Taxation and Regulatory Compliance

Is SaaS Taxable in Washington State?

Navigate Washington's tax obligations for SaaS. Learn how the state classifies digital services and applies its specific sourcing rules to determine liability.

Software as a Service (SaaS) is a model where software is licensed on a subscription basis and accessed over the internet. Washington state has a defined approach to taxing the digital economy, which requires businesses serving customers in the state to understand how their products are classified and what tax responsibilities follow.

Washington’s Taxation Framework for Digital Products

Washington law provides a framework for taxing digital goods that directly impacts SaaS providers. The state taxes software based on its classification as a “digital automated service” (DAS). A service qualifies as a DAS if it is automated, computer-driven with minimal human intervention, and delivered electronically. This definition encompasses the SaaS model, where customers access prewritten software hosted on a remote server.

Because SaaS is considered a DAS, its sale is subject to two forms of taxation. The first is the Business and Occupation (B&O) tax, a tax on the gross receipts of the business. The second is the state’s retail sales tax, which is collected from the end-user. This dual-tax structure applies to businesses that have a connection, or nexus, with the state.

Determining Tax Liability for SaaS Sales

Gross income from SaaS sales to Washington customers is subject to the state’s Business and Occupation (B&O) tax under the “Retailing” classification. This tax is calculated on the total revenue generated from sales sourced to the state, without deductions for business expenses.

In addition to the B&O tax, providers must collect and remit retail sales tax on their SaaS offerings. The total sales tax combines the statewide rate of 6.5% with applicable local sales tax rates. The correct rate is determined by the location where the customer receives the benefit of the service, a concept known as sourcing.

Washington’s primary sourcing rule is to attribute the sale to the location where the customer’s benefit is received. If that location cannot be determined, the sale is sourced to where the service was ordered from, or alternatively, to the customer’s billing address. If a customer has users in multiple states, the seller must make a reasonable effort to apportion the income based on the number of users in each state. For example, if a business customer has employees using the software in both Washington and Oregon, the income would be apportioned between the two.

Distinguishing SaaS from Other Digital Services

A distinction exists between SaaS and custom software, which is designed for a single client. In Washington, the creation of custom software is subject to retail sales tax and B&O tax under the “Retailing” classification, just like SaaS. Charges for modifying or customizing prewritten software are also subject to retail sales tax.
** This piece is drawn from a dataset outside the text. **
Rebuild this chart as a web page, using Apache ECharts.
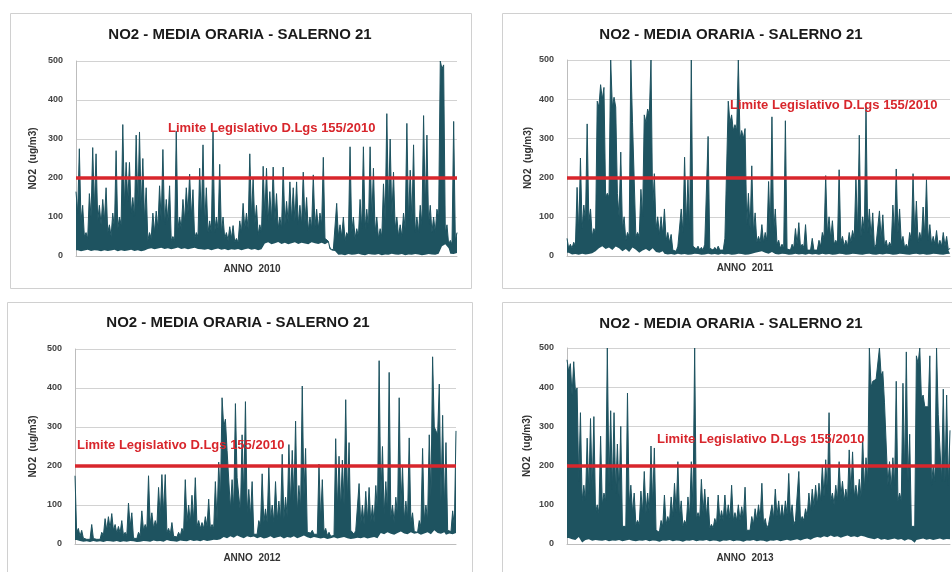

It is also necessary to distinguish SaaS from data processing services. A pure data processing service, which involves the electronic manipulation of customer-provided data, may be treated differently for tax purposes depending on the service details. Misclassifying a SaaS product can lead to liabilities for uncollected sales tax and unpaid B&O tax.

Compliance and Registration for Sellers

Businesses without a physical presence in Washington may still be required to register and collect taxes if they meet the state’s economic nexus threshold. An out-of-state business establishes economic nexus if its gross retail sales sourced to Washington, including sales of DAS like SaaS, exceed a specified amount in a calendar year. Once this threshold is met, the business must register with the Washington State Department of Revenue.

To register, a business must provide standard information, such as its legal name and Federal Employer Identification Number (FEIN). The process is completed through the state’s online portal and results in the issuance of a Unified Business Identifier (UBI) number.

The UBI number is used for all state-level reporting, including filing B&O and retail sales tax returns. After registering, businesses must track sales, calculate the correct sales tax based on customer location, and file returns on a monthly, quarterly, or annual basis as determined by the Department of Revenue.